Without a knowledge of history, we cannot fully appreciate literature from Yeats to McCann. In an increasingly globalised world, our history is part of what distinguishes us from others. Many of the problems in Israel, Ukraine, Syria and elsewhere are rooted in the past, but without a sufficient knowledge of history, our understanding for today and tomorrow is limited.
Every education system in Europe, with the exception of England and Albania, requires students to take history until the age of 15. The removal of compulsory history in England led to a class and gender divide in those who chose it, and they are currently trying to reverse the decision. Minister O’Sullivan could learn from their mistake. We constantly bemoan the lack of study of women in history. Minister O’Sullivan can make her own mark on history by making it a core subject and giving it the status it deserves" Cllr Hanafin concluded.
Cllr. Hanafin’s remarks were applauded by all present, and the support for them was obvious in the questions and discussion that followed.
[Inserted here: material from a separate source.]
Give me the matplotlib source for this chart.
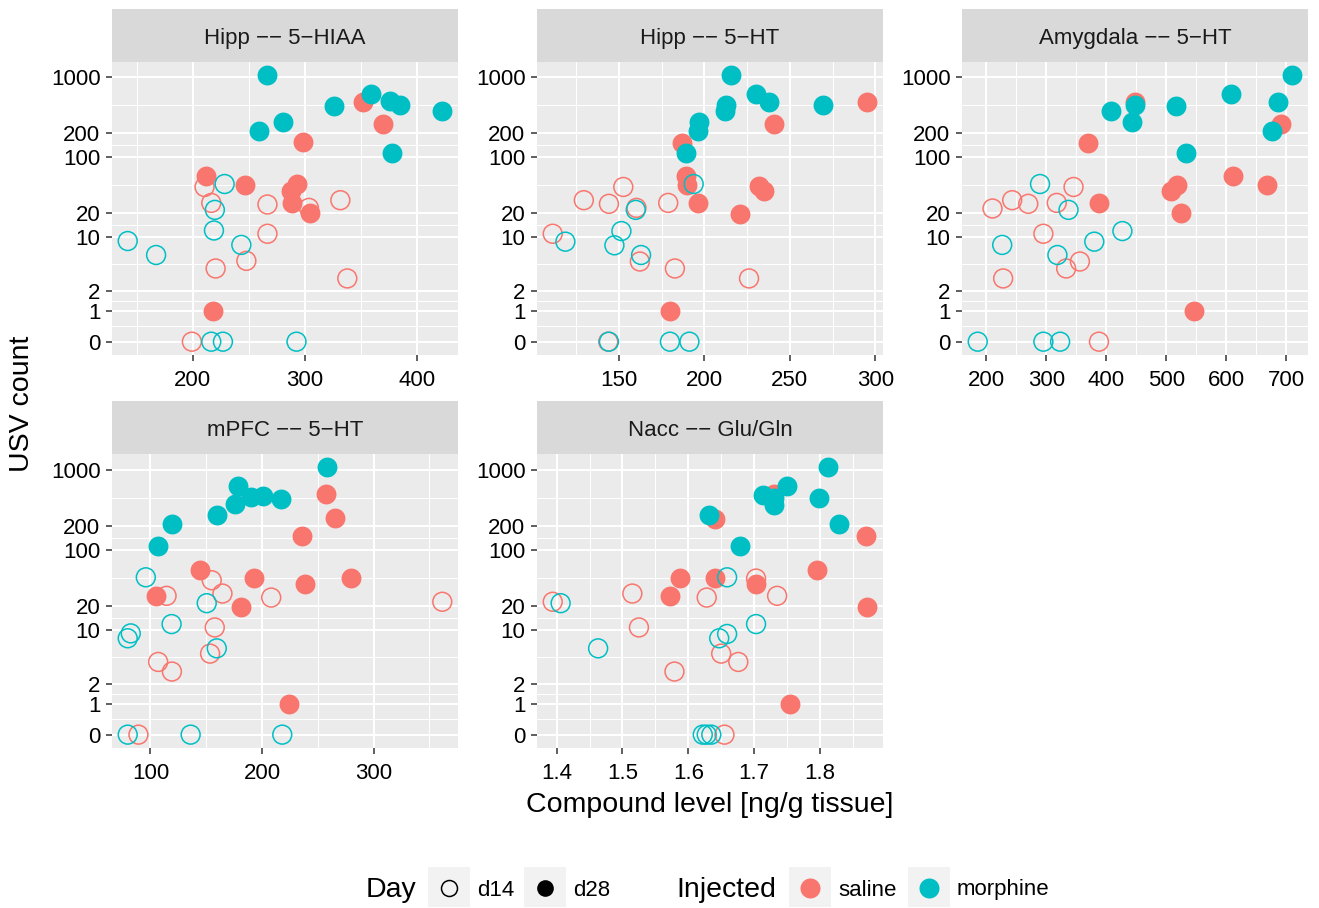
import numpy as np
import matplotlib
matplotlib.use("Agg")
import matplotlib.pyplot as plt
from matplotlib.ticker import AutoMinorLocator, FixedLocator, NullFormatter
from matplotlib.patches import Rectangle

plt.rcParams['font.family'] = ['Liberation Sans', 'DejaVu Sans']

# ---------------- data ----------------
panel_titles = ["Hipp \u2212\u2212 5\u2212HIAA", "Hipp \u2212\u2212 5\u2212HT",
                "Amygdala \u2212\u2212 5\u2212HT", "mPFC \u2212\u2212 5\u2212HT",
                "Nacc \u2212\u2212 Glu/Gln"]

# group labels, same order of animals in every panel
injected = (["morphine"] * 9 + ["saline"] * 10 + ["saline"] * 10 + ["morphine"] * 9)
day = (["d28"] * 9 + ["d28"] * 10 + ["d14"] * 10 + ["d14"] * 9)

hipp_5hiaa_x = [266.2, 358.9, 376.2, 384.3, 325.8, 422.4, 280.5, 258.7, 377.7,
                352.1, 369.1, 297.8, 211.6, 246.2, 292.7, 287.4, 288.8, 304.1, 217.9,
                210.4, 216.4, 266.5, 303.5, 331.5, 266.5, 220.3, 247.7, 337.7, 199.1,
                228.3, 219.6, 218.8, 141.9, 167.2, 243.2, 216.4, 226.8, 292.4]
hipp_5hiaa_usv = [1058, 626, 503, 457, 440, 382, 279, 213, 112,
                  493, 258, 154, 57.9, 44.8, 46.1, 37.7, 27.0, 20.3, 1,
                  42.7, 27.0, 25.8, 23.4, 29.2, 11.1, 4.04, 5.06, 3.0, 0,
                  46.5, 22.1, 12.2, 9.0, 6.0, 8.04, 0, 0, 0]

hipp_5ht_x = [215.3, 230.4, 237.8, 212.9, 212.0, 269.4, 196.9, 196.1, 189.0,
              295.3, 241.0, 186.9, 189.2, 189.8, 231.8, 235.1, 196.5, 220.8, 179.6,
              152.5, 129.4, 144.1, 178.8, 160.2, 111.2, 162.2, 182.7, 226.1, 143.7,
              193.7, 159.8, 151.4, 118.6, 147.3, 162.9, 144.1, 179.8, 191.2]
hipp_5ht_usv = [1058, 626, 493, 449, 378, 449, 279, 213, 112,
                493, 258, 153, 57.9, 44.8, 44.4, 37.7, 27.0, 19.9, 1,
                42.7, 29.2, 26.3, 27.0, 23.4, 11.1, 4.96, 4.04, 3.0, 0,
                46.5, 22.1, 12.0, 8.84, 7.95, 6.0, 0, 0, 0]

amyg_5ht_x = [710.1, 607.3, 686.6, 447.5, 516.2, 408.4, 443.6, 677.1, 533.5,
              447.5, 691.1, 368.7, 611.7, 668.2, 517.3, 508.4, 387.2, 524.6, 545.8,
              345.3, 243.0, 269.8, 317.3, 210.1, 295.0, 355.9, 333.0, 227.9, 387.7,
              289.4, 336.9, 426.8, 379.9, 226.3, 318.4, 185.5, 295.0, 322.9]
amyg_5ht_usv = [1058, 626, 493, 449, 440, 382, 279, 213, 112,
                493, 258, 153, 57.9, 44.8, 44.8, 37.7, 27.0, 20.3, 1,
                42.7, 29.2, 26.3, 27.0, 23.0, 11.1, 4.96, 4.04, 3.0, 0,
                46.5, 22.1, 12.0, 8.84, 8.04, 6.0, 0, 0, 0]

mpfc_5ht_x = [258.0, 178.6, 190.0, 200.4, 175.6, 217.2, 159.7, 118.9, 106.3,
              257.4, 265.2, 236.1, 144.7, 192.7, 279.3, 238.2, 105.1, 181.3, 223.8,
              154.9, 114.4, 164.5, 208.2, 361.5, 157.6, 153.4, 106.9, 119.2, 89.2,
              95.8, 150.4, 118.9, 82.3, 79.6, 159.4, 79.6, 136.0, 218.1]
mpfc_5ht_usv = [1068, 632, 453, 475, 374, 432, 274, 211, 111,
                493, 249, 149, 56.8, 45.2, 45.2, 38.1, 26.8, 19.6, 1,
                41.9, 26.8, 28.6, 25.5, 22.6, 10.8, 5.06, 3.96, 2.97, 0,
                45.6, 21.7, 11.9, 9.1, 7.9, 5.9, 0, 0, 0]

nacc_glugln_x = [1.813, 1.750, 1.714, 1.731, 1.731, 1.799, 1.829, 1.631, 1.679,
                 1.731, 1.870, 1.641, 1.796, 1.587, 1.640, 1.703, 1.572, 1.872, 1.755,
                 1.703, 1.515, 1.628, 1.735, 1.394, 1.525, 1.650, 1.676, 1.579, 1.655,
                 1.659, 1.406, 1.703, 1.659, 1.647, 1.463, 1.622, 1.628, 1.635]
nacc_glugln_usv = [1068, 632, 484, 449, 364, 440, 211, 274, 111,
                   493, 149, 244, 56.8, 45.2, 45.2, 38.1, 26.8, 19.6, 1,
                   44, 28.6, 25.5, 26.8, 22.6, 10.8, 5.06, 3.96, 2.97, 0,
                   45.6, 21.7, 11.9, 8.95, 7.9, 5.9, 0, 0, 0]

panel_x = [hipp_5hiaa_x, hipp_5ht_x, amyg_5ht_x, mpfc_5ht_x, nacc_glugln_x]
panel_y = [hipp_5hiaa_usv, hipp_5ht_usv, amyg_5ht_usv, mpfc_5ht_usv, nacc_glugln_usv]

x_ticks = [[200, 300, 400], [150, 200, 250, 300], [200, 300, 400, 500, 600, 700],
           [100, 200, 300], [1.4, 1.5, 1.6, 1.7, 1.8]]
x_ticklabels = [["200", "300", "400"], ["150", "200", "250", "300"],
                ["200", "300", "400", "500", "600", "700"],
                ["100", "200", "300"], ["1.4", "1.5", "1.6", "1.7", "1.8"]]
y_ticks = [0, 1, 2, 10, 20, 100, 200, 1000]

inj_levels = ["saline", "morphine"]
inj_colors = {"saline": "#F8766D", "morphine": "#00BFC4"}
day_levels = ["d14", "d28"]

# ---------------- layout ----------------
W, H = 1319, 908
fig = plt.figure(figsize=(W / 100, H / 100), dpi=100)
fig.patch.set_facecolor("white")

col_left = [112, 537, 962]
pw = 346
rows = [(9, 62, 355), (401, 454, 748)]  # strip top, panel top, panel bottom

TICK_FS = 16
TITLE_FS = 20.5


def fx(px):
    return px / W


def fy(py):
    return 1 - py / H


for i in range(5):
    r, c = divmod(i, 3)
    st, pt, pb = rows[r]
    left = col_left[c]
    ax = fig.add_axes([fx(left), fy(pb), fx(pw), (pb - pt) / H])
    sax = fig.add_axes([fx(left), fy(pt), fx(pw), (pt - st) / H])
    sax.set_facecolor("#D9D9D9")
    sax.set_xticks([])
    sax.set_yticks([])
    for s in sax.spines.values():
        s.set_visible(False)
    sax.text(0.5, 0.45, panel_titles[i], ha="center", va="center",
             fontsize=TICK_FS, color="#1A1A1A", transform=sax.transAxes)

    ax.set_facecolor("#EBEBEB")
    for s in ax.spines.values():
        s.set_visible(False)
    ax.set_yscale("function", functions=(np.arcsinh, np.sinh))

    xs = np.array(panel_x[i], dtype=float)
    ys = np.array(panel_y[i], dtype=float)
    inj = np.array(injected)
    dd = np.array(day)

    for g in inj_levels:
        for d in day_levels:
            m = (inj == g) & (dd == d)
            if d == "d28":
                ax.scatter(xs[m], ys[m], s=205, color=inj_colors[g], linewidths=0,
                           zorder=3)
            else:
                ax.scatter(xs[m], ys[m], s=185, facecolors="none",
                           edgecolors=inj_colors[g], linewidths=1.1, zorder=3)

    # limits like ggplot (5% expansion)
    xr = xs.max() - xs.min()
    ax.set_xlim(xs.min() - 0.05 * xr, xs.max() + 0.05 * xr)
    tmax = np.arcsinh(ys.max())
    ax.set_ylim(np.sinh(-0.05 * tmax), np.sinh(1.05 * tmax))

    ax.set_xticks(x_ticks[i])
    ax.set_xticklabels(x_ticklabels[i])
    ax.xaxis.set_minor_locator(AutoMinorLocator(2))
    ax.set_yticks(y_ticks)
    ax.set_yticklabels([str(v) for v in y_ticks])
    ty = np.arcsinh(np.array(y_ticks, dtype=float))
    ax.yaxis.set_minor_locator(FixedLocator(np.sinh((ty[:-1] + ty[1:]) / 2)))
    ax.yaxis.set_minor_formatter(NullFormatter())

    ax.grid(which="major", color="white", linewidth=1.5, zorder=1)
    ax.grid(which="minor", color="white", linewidth=0.75, zorder=1)
    ax.set_axisbelow(True)
    ax.tick_params(which="major", length=4.3, width=1.1, color="#333333",
                   labelsize=TICK_FS, labelcolor="black")
    ax.tick_params(axis="y", which="major", pad=4)
    ax.tick_params(axis="x", which="major", pad=6.5)
    ax.tick_params(which="minor", length=0)

# axis titles
fig.text(fx(22), fy(404), "USV count", rotation=90, ha="center", va="center",
         fontsize=TITLE_FS, color="black")
fig.text(fx(710), fy(805), "Compound level [ng/g tissue]", ha="center",
         va="center", fontsize=TITLE_FS, color="black")

# ---------------- legend ----------------
lax = fig.add_axes([0, 0, 1, 1])
lax.set_xlim(0, W)
lax.set_ylim(H, 0)
lax.axis("off")
lax.patch.set_alpha(0)

ly = 887
lax.text(366, ly + 3, "Day", ha="left", va="center", fontsize=TITLE_FS)
day_boxes = [428, 524]
for bx, d, lab in zip(day_boxes, day_levels, ["d14", "d28"]):
    lax.add_patch(Rectangle((bx, 867), 42, 40, facecolor="#F2F2F2", edgecolor="none"))
    if d == "d14":
        lax.plot([bx + 21], [ly + 1], marker="o", markersize=11.5, markerfacecolor="none",
                 markeredgecolor="black", markeredgewidth=1.1, linestyle="none")
    else:
        lax.plot([bx + 21], [ly + 1], marker="o", markersize=12, markerfacecolor="black",
                 markeredgewidth=0, linestyle="none")
    lax.text(bx + 49, ly + 3, lab, ha="left", va="center", fontsize=TICK_FS)

lax.text(676, ly + 3, "Injected", ha="left", va="center", fontsize=TITLE_FS)
inj_boxes = [789, 908]
for bx, g in zip(inj_boxes, inj_levels):
    lax.add_patch(Rectangle((bx, 867), 42, 40, facecolor="#F2F2F2", edgecolor="none"))
    lax.plot([bx + 21], [ly + 1], marker="o", markersize=14.4, markerfacecolor=inj_colors[g],
             markeredgewidth=0, linestyle="none")
    lax.text(bx + 49, ly + 3, g, ha="left", va="center", fontsize=TICK_FS)

fig.savefig("out.png", dpi=100)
All then repaired to nearby Arthur’s Pub on the invitation of landlord Declan McKiernan for light refreshments, where the discussion continued in an informal and very welcoming setting for some time. We are grateful to Declan for his support of the local community and our Anne Devlin and Robert Emmet commemorations.
Apart from our wreath, a separate bunch of flowers was placed anonymously. This is done each year and, to date, we have failed to find out who does it, but lovely to know someone else remembers brave Robert too.
A single red rose was placed in memory of James Byrne by his descendant Derek. James was hanged in Townsend Street the day before Robert and was one of many men executed in the aftermath of Emmet’s rebellion, most of whom are forgotten today but remembered by us.
It is a little known fact that some seventeen (yes 17!) men in total were hanged in the aftermath of Emmet's failed rebellion. Some years ago the Dublin History Workshop placed a plaque on the wall of St. Catherine’s in Thomas Street to commemorate these men. Here, for the record, are their names:
Carpenters: Edward Kearney, John Killeen, Thomas Keenan, John Hayes, Michael Kelly, Henry Howley, John McIntosh;
Tailors: Owen Kirwan, John Begg;
Factory workers: Thomas Donnelly, Nicholas Tyrrell;
Slater: Maxwell Roach;
Coal Factor: Denis Lambert Redmond;
Shoemaker: John McCann;
Farm labourer: Felix Rourke;
Baker: James Byrne.
(We are grateful to Jerry O’Reilly for the additional information on these men’s professions).